The Screen Australia #gamesfund workshop stopped by in Melbourne yesterday, and a whole bunch of interested folks had a chance to make their voices heard in how the fund should be allocated.

In truth, it was probably more of a brainstorming session than anything else, often veering off topic – sometimes slightly, sometimes into bizarre territories. This is of course what brainstorming is all about, and it was great to see such enthusiasm and hear a raft of different ideas, and to see such a wide spectrum of the industry represented.

The question that the workshop seemed to be trying to address was – “What is best for the Australian games development industry long-term? How can this fund make a meaningful contribution to achieving that?”

The front-runner answers seem to be prototype funding, production funding, and enterprise funding. Nice buzzwords, but what do they actually mean, and how appropriate is each for this industry?

Let’s start with prototype funding. What puzzled me at the #gamesfund forum was that no one questioned what prototype funding means, nor was it ever really defined. Prototype can mean anything from “proof of concept” to “vertical slice” – and these two ideas are extremely different.

A vertical slice of a game is a small chunk of the game, fully complete. In other words, exactly what the final product will be, but much smaller (maybe a couple of levels). Building a vertical slice requires most of the tech code for a game to be fully complete, the gameplay mechanic to be fully fleshed out, and a fair amount of game code and art. As you might imagine, this adds up to a decent percentage of the overall time and budget of the game – probably anywhere from 30% – 80%. The goal of a vertical slice is almost always to secure interest – whether from financiers or the press and general public. Five or ten years ago, it was an appealing model to build a project to the point where a publisher could take over its funding and promotion. These days, however, publishers prefer not to fund development, and instead act as distributors, buying the rights to the final product. So vertical slice funding is not enough any more, and indeed the net result is likely to be sending the poor developer off to end up in years of publisher hell.
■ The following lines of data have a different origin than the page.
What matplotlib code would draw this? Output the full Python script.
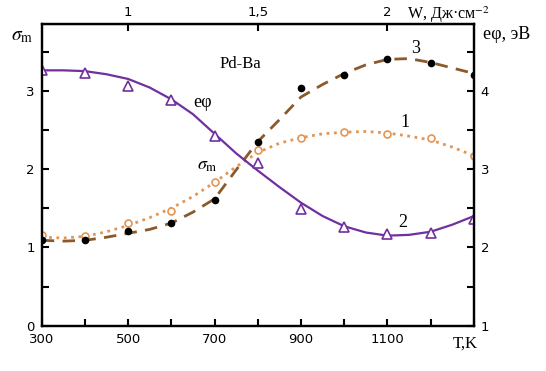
import numpy as np
import matplotlib
matplotlib.use("Agg")
import matplotlib.pyplot as plt

plt.rcParams['mathtext.fontset'] = 'stix'

# measured points
T_pts = [300, 400, 500, 600, 700, 800, 900, 1000, 1100, 1200, 1300]
sigma1_pts = [1.16, 1.14, 1.31, 1.46, 1.83, 2.24, 2.40, 2.47, 2.45, 2.39, 2.17]
sigma3_pts = [1.10, 1.09, 1.21, 1.31, 1.60, 2.34, 3.03, 3.20, 3.40, 3.35, 3.20]
ephi_pts = [4.27, 4.23, 4.06, 3.88, 3.42, 3.08, 2.49, 2.26, 2.17, 2.18, 2.36]

# smoothed curves
T_curve = [300, 350, 400, 450, 500, 550, 600, 650, 700, 750, 800,
           850, 900, 950, 1000, 1050, 1100, 1150, 1200, 1250, 1300]
sigma1_curve = [1.13, 1.12, 1.14, 1.20, 1.28, 1.38, 1.50, 1.65, 1.83, 2.03, 2.21,
                2.33, 2.40, 2.45, 2.47, 2.48, 2.46, 2.42, 2.37, 2.28, 2.17]
sigma3_curve = [1.09, 1.08, 1.09, 1.13, 1.18, 1.23, 1.31, 1.45, 1.62, 1.99, 2.35,
                2.63, 2.92, 3.08, 3.22, 3.33, 3.40, 3.41, 3.36, 3.29, 3.22]
ephi_curve = [4.26, 4.26, 4.25, 4.21, 4.15, 4.04, 3.89, 3.70, 3.45, 3.20, 2.98,
              2.77, 2.57, 2.40, 2.27, 2.19, 2.15, 2.16, 2.20, 2.29, 2.40]

x_ticks = [300, 400, 500, 600, 700, 800, 900, 1000, 1100, 1200, 1300]
x_labels = ['300', '', '500', '', '700', '', '900', '', '1100', '', '']
w_ticks = [1, 1.5, 2]
w_labels = ['1', '1,5', '2']

purple = '#7030A0'
brown = '#8B5A2B'
orange = '#E39553'

fig = plt.figure(figsize=(5.46, 3.71), dpi=100)
ax = fig.add_axes([0.0764, 0.122, 0.7916, 0.813])
ax2 = ax.twinx()

ax.plot(T_curve, sigma1_curve, ':', color=orange, lw=2.0)
ax.plot(T_pts, sigma1_pts, 'o', mfc='white', mec=orange, ms=5, mew=1.2)
ax.plot(T_curve, sigma3_curve, '--', color=brown, lw=2.0, dashes=(4.5, 3))
ax.plot(T_pts, sigma3_pts, 'o', color='black', ms=4.5)
ax2.plot(T_curve, ephi_curve, '-', color=purple, lw=1.6)
ax2.plot(T_pts, ephi_pts, '^', mfc='white', mec=purple, ms=6.5, mew=1.2)

ax.set_xlim(300, 1300)
ax.set_ylim(0, 3.85)
ax2.set_ylim(1, 4.85)

ax.set_xticks(x_ticks)
ax.set_xticklabels(x_labels)
ax.set_yticks([0, 0.5, 1, 1.5, 2, 2.5, 3, 3.5])
ax.set_yticklabels(['0', '', '1', '', '2', '', '3', ''])
ax2.set_yticks([1, 1.5, 2, 2.5, 3, 3.5, 4, 4.5])
ax2.set_yticklabels(['1', '', '2', '', '3', '', '4', ''])

for a in (ax, ax2):
    for s in a.spines.values():
        s.set_linewidth(1.6)
ax.tick_params(direction='in', length=5, width=1.5, labelsize=9.5, pad=5)
ax2.tick_params(direction='in', length=5, width=1.5, labelsize=9.5, pad=5)

def t2w(t):
    return (np.asarray(t) + 100) / 600.0

def w2t(w):
    return np.asarray(w) * 600.0 - 100

top = ax.secondary_xaxis('top', functions=(t2w, w2t))
top.set_xticks(w_ticks)
top.set_xticklabels(w_labels)
top.tick_params(direction='in', length=5, width=1.5, labelsize=9.5, pad=4)

serif = 'Liberation Serif'
ax.text(759, 3.34, 'Pd-Ba', family=serif, fontsize=12, ha='center', va='center')
ax.text(1166, 3.54, '3', family=serif, fontsize=13, ha='center', va='center')
ax.text(1140, 2.60, '1', family=serif, fontsize=13, ha='center', va='center')
ax.text(1135, 1.32, '2', family=serif, fontsize=13, ha='center', va='center')
ax.text(672, 2.85, 'eφ', family=serif, fontsize=13, ha='center', va='center')
ax.text(684, 2.05, r'$\sigma_{\rm m}$', fontsize=13, ha='center', va='center')

fig.text(0.040, 0.905, r'$\sigma_{\rm m}$', fontsize=14, ha='center', va='center')
fig.text(0.928, 0.908, 'eφ, эВ', family=serif, fontsize=13, ha='center', va='center')
fig.text(0.822, 0.960, 'W, Дж·см$^{-2}$', family=serif, fontsize=11.5, ha='center', va='center')
fig.text(0.852, 0.075, 'T,K', family=serif, fontsize=12, ha='center', va='center')

fig.savefig('out.png', dpi=100)
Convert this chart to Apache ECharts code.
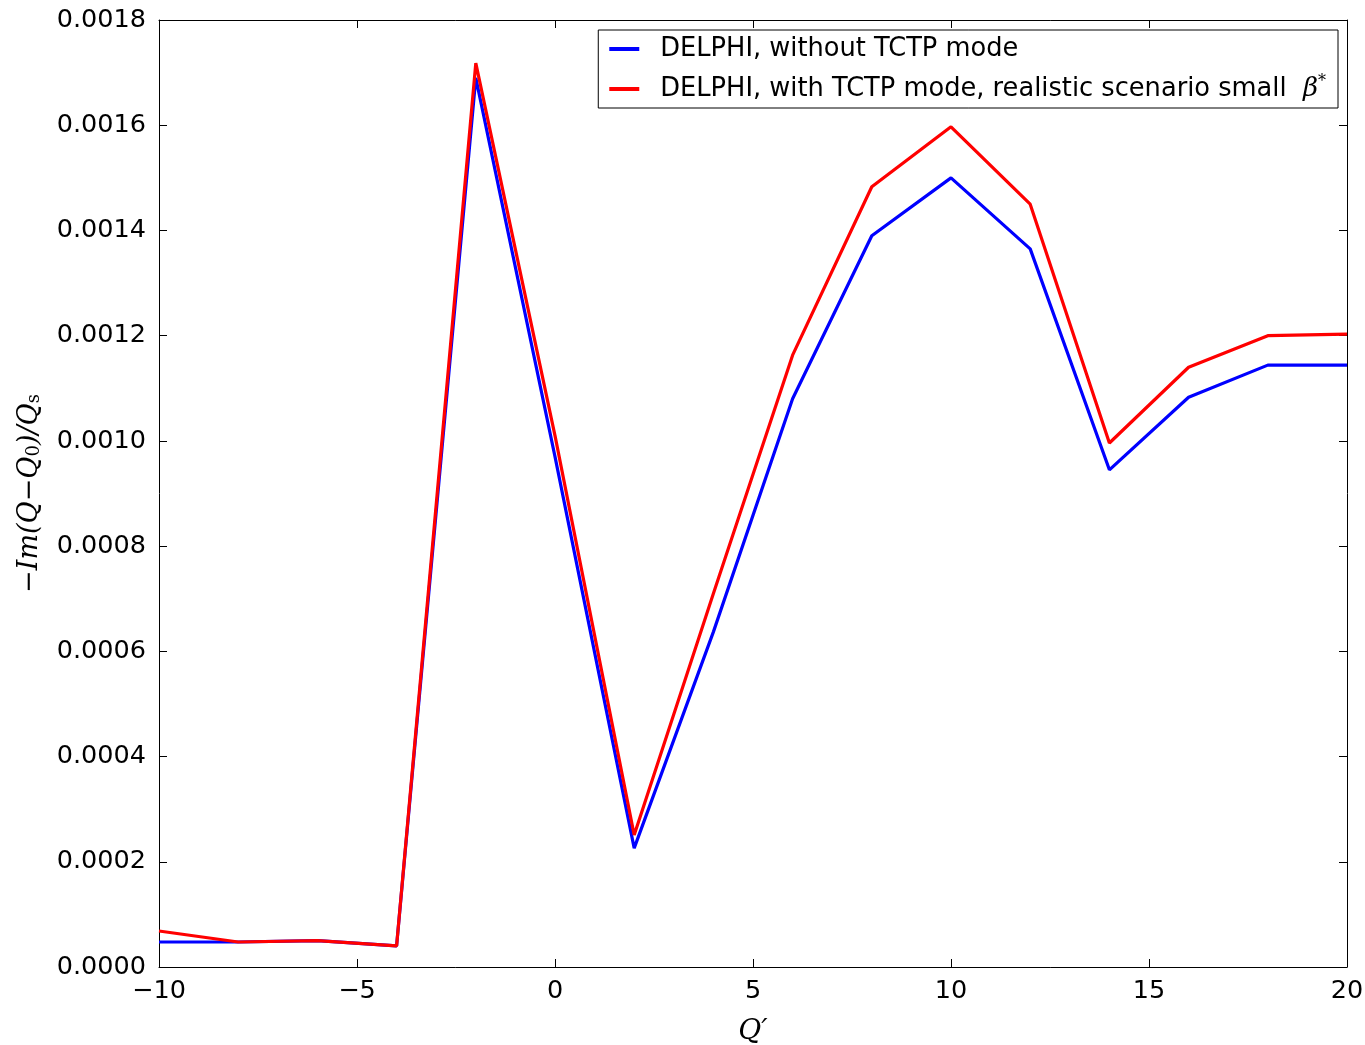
<!DOCTYPE html>
<html><head><meta charset="utf-8">
<script src="https://cdn.jsdelivr.net/npm/echarts@6/dist/echarts.min.js"></script>
<style>html,body{margin:0;padding:0;background:#fff}#c{width:1365px;height:1045px}</style>
</head><body><div id="c"></div>
<script>
const qPrime = [-10,-8,-6,-4,-2,0,2,4,6,8,10,12,14,16,18,20];
const withoutTCTP = [0.0000475,0.0000475,0.00005,0.00004,0.00169,0.00097,0.000226,0.000637,0.00108,0.00139,0.00150,0.001365,0.000945,0.001083,0.001144,0.001144];
const withTCTP = [0.0000684,0.0000475,0.00005,0.00004,0.001718,0.00101,0.000251,0.00071,0.001163,0.001483,0.001597,0.00145,0.000996,0.00114,0.0012,0.001203];
const seriesNames = ['DELPHI, without TCTP mode','DELPHI, with TCTP mode, realistic scenario small'];

const chart = echarts.init(document.getElementById('c'));
const fnt = 'DejaVu Sans';
const ticksIn = {show:true, inside:true, length:8, lineStyle:{color:'#000', width:1}};
const axLine = {show:true, onZero:false, lineStyle:{color:'#000', width:1}};
const minus = v => String(v).replace('-', '\u2212');
chart.setOption({
  animation:false,
  grid:{left:159, right:18, top:20, bottom:78, containLabel:false, outerBoundsMode:'none'},
  legend:{
    orient:'vertical', right:27, top:30, padding:[6,12,6,11],
    borderColor:'#000', borderWidth:1, itemWidth:30, itemHeight:4, itemGap:12,
    icon:'rect',
    data:seriesNames,
    textStyle:{fontFamily:fnt, fontSize:25.7, color:'#000', padding:[0,0,0,16],
      rich:{b:{fontFamily:'DejaVu Serif', fontStyle:'italic', fontSize:26}, s:{fontFamily:'DejaVu Serif', fontSize:16, verticalAlign:'top', padding:[0,0,14,0]}}},
    formatter: n => n === seriesNames[1] ? n + '  {b|\u03b2}{s|*}' : n
  },
  xAxis:[{
    type:'value', min:-10, max:20, interval:5,
    axisLine:axLine, axisTick:ticksIn, splitLine:{show:false},
    axisLabel:{fontFamily:fnt, fontSize:25.5, color:'#000', margin:11, formatter:minus},
    name:'Q\u2032', nameLocation:'middle', nameGap:51,
    nameTextStyle:{fontFamily:'DejaVu Serif', fontStyle:'italic', fontSize:28, color:'#000'}
  },{
    type:'value', min:-10, max:20, interval:5, position:'top',
    axisLine:axLine, axisTick:ticksIn, axisLabel:{show:false}, splitLine:{show:false}
  }],
  yAxis:[{
    type:'value', min:0, max:0.0018, interval:0.0002,
    axisLine:axLine, axisTick:ticksIn, splitLine:{show:false},
    axisLabel:{fontFamily:fnt, fontSize:25.5, color:'#000', margin:13, formatter:v=>v.toFixed(4)},
    name:'{m|\u2212Im(Q\u2212Q}{sub|0}{m|)/Q}{sub|s}', nameLocation:'middle', nameGap:116, nameRotate:90,
    nameTextStyle:{color:'#000', rich:{
      m:{fontFamily:'DejaVu Serif', fontStyle:'italic', fontSize:27, color:'#000', verticalAlign:'bottom', lineHeight:30},
      sub:{fontFamily:'DejaVu Serif', fontSize:18, color:'#000', verticalAlign:'bottom', lineHeight:24}
    }}
  },{
    type:'value', min:0, max:0.0018, interval:0.0002, position:'right',
    axisLine:axLine, axisTick:ticksIn, axisLabel:{show:false}, splitLine:{show:false}
  }],
  series:[
    {name:seriesNames[0], type:'line', data:qPrime.map((q,i)=>[q,withoutTCTP[i]]), showSymbol:false, lineStyle:{color:'#0000ff', width:3.2}, itemStyle:{color:'#0000ff'}, z:2},
    {name:seriesNames[1], type:'line', data:qPrime.map((q,i)=>[q,withTCTP[i]]), showSymbol:false, lineStyle:{color:'#ff0000', width:3.2}, itemStyle:{color:'#ff0000'}, z:3}
  ]
});
</script></body></html>
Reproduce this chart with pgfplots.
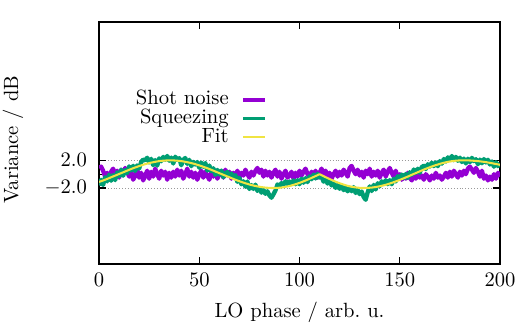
\documentclass[border=0pt]{standalone}
\usepackage{pgfplots}
\pgfplotsset{compat=1.18}

\definecolor{shotcol}{HTML}{9400D3}
\definecolor{sqzcol}{HTML}{009E73}
\definecolor{fitcol}{HTML}{F0E442}

\begin{document}
\begin{tikzpicture}
\path[use as bounding box] (0,0) rectangle (253.4pt,156.8pt);
\begin{axis}[
  at={(48.1pt,28.6pt)}, anchor=south west,
  scale only axis, width=194.6pt, height=117.5pt,
  xmin=0, xmax=200, ymin=-13, ymax=22,
  xtick={0,50,100,150,200},
  ytick={-2,2}, yticklabels={$-2.0$,$2.0$},
  extra y ticks={0}, extra y tick labels={},
  extra y tick style={grid=none},
  ymajorgrids, major grid style={densely dotted, gray!80, line width=0.4pt},
  tick align=inside, tick pos=both,
  major tick length=3.4pt,
  axis line style={line width=0.7pt},
  every tick/.style={line width=0.6pt, black},
  xticklabel style={yshift=-1pt},
  yticklabel style={xshift=-2.4pt},
  xlabel={LO phase / arb.\ u.},
  ylabel={Variance / dB},
  every axis x label/.style={at={(axis description cs:0.5,-0.2)}, anchor=center},
  every axis y label/.style={at={(axis description cs:-0.2148,0.513)}, rotate=90, anchor=center},
  legend plot pos=right,
  legend cell align=right,
  legend image code/.code={\draw[#1] (0pt,0pt) -- (10.7pt,0pt);},
  legend style={at={(0.419,0.716)}, anchor=north east, draw=none, fill=none,
    inner sep=0pt, outer sep=0pt, column sep=6.3pt,
    nodes={inner sep=0pt, text height=6.9pt, text depth=2.1pt}},
  trace/.style={line width=2.1pt, line join=round,
    legend image post style={line width=1.6pt}},
]
% balanced homodyne trace with blocked signal
\addplot[shotcol, trace] coordinates {
(0,0.9) (1,1.1) (2,0.5) (3,-0.35) (4,0.2) (5,-0.65) (6,0.35) (7,0.8) (8,-0.2) (9,0.5)
(10,-0.5) (11,0.65) (12,0.0) (13,0.9) (14,0.35) (15,-0.35) (16,0.5) (17,-0.8) (18,-0.2) (19,0.65)
(20,-0.5) (21,0.2) (22,-0.9) (23,-0.2) (24,0.5) (25,-0.65) (26,0.35) (27,-0.35) (28,0.8) (29,0.0)
(30,-0.65) (31,0.5) (32,-0.2) (33,0.35) (34,-0.8) (35,0.2) (36,-0.5) (37,0.35) (38,-0.35) (39,0.65)
(40,-0.2) (41,0.5) (42,-0.65) (43,0.0) (44,0.8) (45,-0.35) (46,0.35) (47,-0.5) (48,0.2) (49,-0.8)
(50,0.0) (51,0.5) (52,-0.5) (53,0.35) (54,-0.2) (55,-0.8) (56,0.2) (57,-0.35) (58,0.5) (59,-0.65)
(60,0.0) (61,0.35) (62,-0.5) (63,0.65) (64,-0.2) (65,0.35) (66,-0.65) (67,0.2) (68,-0.35) (69,0.5)
(70,-0.5) (71,0.2) (72,-0.2) (73,0.65) (74,0.0) (75,-0.5) (76,0.35) (77,-0.2) (78,0.5) (79,0.9)
(80,0.2) (81,0.65) (82,-0.35) (83,0.5) (84,-0.2) (85,0.35) (86,-0.5) (87,0.2) (88,0.65) (89,-0.35)
(90,0.35) (91,-0.65) (92,0.0) (93,0.5) (94,-0.5) (95,-0.2) (96,0.35) (97,-0.65) (98,0.2) (99,-0.35)
(100,0.5) (101,-0.2) (102,0.35) (103,0.8) (104,0.0) (105,-0.5) (106,0.35) (107,-0.2) (108,0.5) (109,-0.5)
(110,0.2) (111,0.8) (112,0.0) (113,0.5) (114,-0.35) (115,0.2) (116,-0.65) (117,0.0) (118,0.5) (119,-0.35)
(120,0.35) (121,-0.2) (122,0.65) (123,0.2) (124,-0.35) (125,0.9) (126,1.2) (127,0.5) (128,0.0) (129,0.65)
(130,-0.2) (131,0.35) (132,-0.5) (133,0.5) (134,0.0) (135,0.8) (136,-0.35) (137,0.35) (138,-0.2) (139,0.5)
(140,-0.5) (141,0.2) (142,0.65) (143,-0.35) (144,0.35) (145,0.9) (146,0.2) (147,-0.35) (148,0.5) (149,-0.5)
(150,0.0) (151,-0.8) (152,-0.2) (153,-0.65) (154,0.2) (155,-0.5) (156,-0.9) (157,-0.2) (158,-0.65) (159,0.35)
(160,-0.5) (161,-0.2) (162,-0.8) (163,0.0) (164,-0.35) (165,-0.9) (166,-0.2) (167,-0.65) (168,0.2) (169,-0.5)
(170,-0.2) (171,-0.8) (172,-0.35) (173,0.2) (174,-0.5) (175,0.35) (176,-0.35) (177,0.5) (178,0.0) (179,-0.5)
(180,0.35) (181,-0.2) (182,0.5) (183,0.0) (184,0.8) (185,1.1) (186,0.65) (187,0.2) (188,0.9) (189,0.35)
(190,-0.35) (191,0.5) (192,-0.65) (193,-0.2) (194,-0.9) (195,-0.35) (196,-0.8) (197,0.0) (198,-0.65) (199,0.2)
(200,-0.35)
};
\addlegendentry{Shot noise}
% squeezed vacuum trace while scanning the local oscillator phase
\addplot[sqzcol, trace] coordinates {
(0,-1.62) (1,-0.82) (2,-1.56) (3,-0.45) (4,-1.04) (5,-0.07) (6,-0.95) (7,-0.13) (8,-0.86) (9,0.26)
(10,-0.32) (11,0.65) (12,-0.23) (13,0.59) (14,0.16) (15,1.13) (16,0.55) (17,1.21) (18,0.47) (19,1.27)
(20,0.82) (21,1.77) (22,2.11) (23,2.00) (24,2.38) (25,1.70) (26,2.22) (27,1.29) (28,2.04) (29,1.24)
(30,2.29) (31,1.88) (32,2.50) (33,2.08) (34,2.64) (35,1.95) (36,2.40) (37,1.54) (38,2.53) (39,2.05)
(40,2.33) (41,1.29) (42,2.09) (43,2.34) (44,1.49) (45,2.07) (46,1.15) (47,1.78) (48,1.40) (49,1.76)
(50,0.92) (51,1.67) (52,1.07) (53,1.62) (54,0.51) (55,1.25) (56,0.43) (57,0.86) (58,-0.11) (59,0.62)
(60,-0.05) (61,0.53) (62,-0.44) (63,0.14) (64,0.32) (65,-0.25) (66,0.08) (67,-0.34) (68,-0.15) (69,-1.11)
(70,-0.52) (71,-1.47) (72,-1.02) (73,-1.81) (74,-1.05) (75,-2.14) (76,-1.57) (77,-2.14) (78,-1.51) (79,-2.42)
(80,-2.02) (81,-2.67) (82,-2.26) (83,-2.84) (84,-2.47) (85,-3.09) (86,-3.40) (87,-2.90) (88,-2.35) (89,-1.48)
(90,-1.76) (91,-1.28) (92,-1.53) (93,-1.03) (94,-1.43) (95,-1.06) (96,-1.43) (97,-0.90) (98,-1.46) (99,-0.86)
(100,-1.46) (101,-0.65) (102,-1.24) (103,-0.57) (104,-1.15) (105,-0.32) (106,-0.74) (107,-0.06) (108,-0.62) (109,0.06)
(110,-0.50) (111,-0.34) (112,-1.08) (113,-0.78) (114,-1.36) (115,-0.90) (116,-1.63) (117,-1.31) (118,-1.98) (119,-1.55)
(120,-2.11) (121,-1.61) (122,-2.31) (123,-1.95) (124,-2.48) (125,-1.96) (126,-2.47) (127,-1.87) (128,-2.72) (129,-2.30)
(130,-2.88) (131,-2.50) (132,-3.30) (133,-3.70) (134,-2.63) (135,-1.76) (136,-2.44) (137,-1.55) (138,-2.21) (139,-1.31)
(140,-1.75) (141,-1.03) (142,-1.41) (143,-0.88) (144,-1.45) (145,-0.86) (146,-1.46) (147,-0.66) (148,-1.05) (149,-0.29)
(150,-0.63) (151,-0.06) (152,-0.59) (153,0.03) (154,-0.55) (155,0.28) (156,-0.09) (157,0.68) (158,0.16) (159,0.79)
(160,0.21) (161,1.04) (162,1.21) (163,0.73) (164,1.44) (165,1.10) (166,1.66) (167,1.16) (168,1.71) (169,1.15)
(170,1.89) (171,1.52) (172,2.20) (173,1.82) (174,2.43) (175,2.08) (176,2.63) (177,2.02) (178,2.50) (179,1.93)
(180,2.39) (181,1.75) (182,2.25) (183,1.55) (184,2.24) (185,1.73) (186,2.36) (187,1.89) (188,2.17) (189,1.44)
(190,2.11) (191,1.57) (192,2.18) (193,1.69) (194,2.09) (195,1.39) (196,1.84) (197,1.08) (198,1.73) (199,1.16)
(200,1.60)
};
\addlegendentry{Squeezing}
% fitted curve; the phase sweep reverses at 110
\addplot[fitcol, line width=1pt, line join=round] coordinates {
(0,-1.12) (2,-0.91) (4,-0.69) (6,-0.45) (8,-0.21) (10,0.03) (12,0.27) (14,0.51) (16,0.75) (18,0.97)
(20,1.17) (22,1.36) (24,1.53) (26,1.67) (28,1.79) (30,1.89) (32,1.95) (34,1.99) (35.5,2.00) (37,1.99)
(39,1.95) (41,1.89) (43,1.79) (45,1.67) (47,1.53) (49,1.36) (51,1.17) (53,0.97) (55,0.75) (57,0.51)
(59,0.27) (61,0.03) (63,-0.21) (65,-0.45) (67,-0.69) (69,-0.91) (71,-1.12) (73,-1.31) (75,-1.49) (77,-1.64)
(79,-1.77) (81,-1.87) (83,-1.94) (85,-1.99) (87,-2.00) (89,-1.98) (91,-1.93) (93,-1.83) (95,-1.71) (97,-1.55)
(99,-1.36) (101,-1.15) (103,-0.92) (105,-0.67) (107,-0.41) (109,-0.14) (110,0.00) (111,-0.14) (113,-0.43) (115,-0.70)
(117,-0.96) (119,-1.20) (121,-1.41) (123,-1.60) (125,-1.76) (127,-1.87) (129,-1.95) (131,-2.00) (132,-2.00) (134,-1.98)
(136,-1.94) (138,-1.86) (140,-1.75) (142,-1.61) (144,-1.45) (146,-1.26) (148,-1.05) (150,-0.83) (152,-0.59) (154,-0.35)
(156,-0.09) (158,0.16) (160,0.41) (162,0.66) (164,0.89) (166,1.11) (168,1.31) (170,1.49) (172,1.65) (174,1.78)
(176,1.88) (178,1.95) (180,1.99) (181.5,2.00) (183,2.00) (185,1.98) (187,1.94) (189,1.89) (191,1.82) (193,1.74)
(195,1.64) (197,1.53) (199,1.41) (200,1.35)
};
\addlegendentry{Fit}
\end{axis}
\end{tikzpicture}
\end{document}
A proof of concept is much simpler. This can be a demo of entirely placeholder art, possibly no sound, which only shows the gameplay itself. It proves that the game idea is fun, and worth pursuing further. Proofs of concept are an essential part of game development. But they do not warrant being funded by the #gamesfund. A proof of concept costs virtually nothing to produce, other than a little bit of time, and has no guarantee of any concrete result at the end. It is pure speculation. It is extremely high risk. The #gamesfund has no place funding high risk ventures. Frankly, if a developer is unwilling or unable to spend the time and minimal effort internally vetting unsatisfactory game concepts, it is not mature enough for the #gamesfund. The core business of a good game developer (and good game designer) is being able to sift through the dirt to find the gold.

Enterprise funding seems to potentially have a broad definition. One aspect of it is “slate funding” – where the company would be funded for a certain period of time to work on a number of projects at various stages of completion – kind of like many production funds in one. If any of these projects are at a stage prior to proof of concept, I would have the same reservations as with prototype funding. However, there may be merit in freeing a developer to work on several projects should they be at the right stage and have the capacity to bring them to market. I would temper this by agreeing with what Steve Fawkner said in yesterday’s forum – “(smaller) developers should not be developing more than one project at a time, as this is when the quality drops”.

In its more traditional form, enterprise funding is broadly about putting money into a company over a period of time to help it through a transitional growth period. To use it for this genuine purpose, there are not too many Australian companies that I think would legitimately benefit from this – maybe a handful. My concern around enterprise funding is that a more cynical person may view it as a way to prop up a company in the midst of a tailspin.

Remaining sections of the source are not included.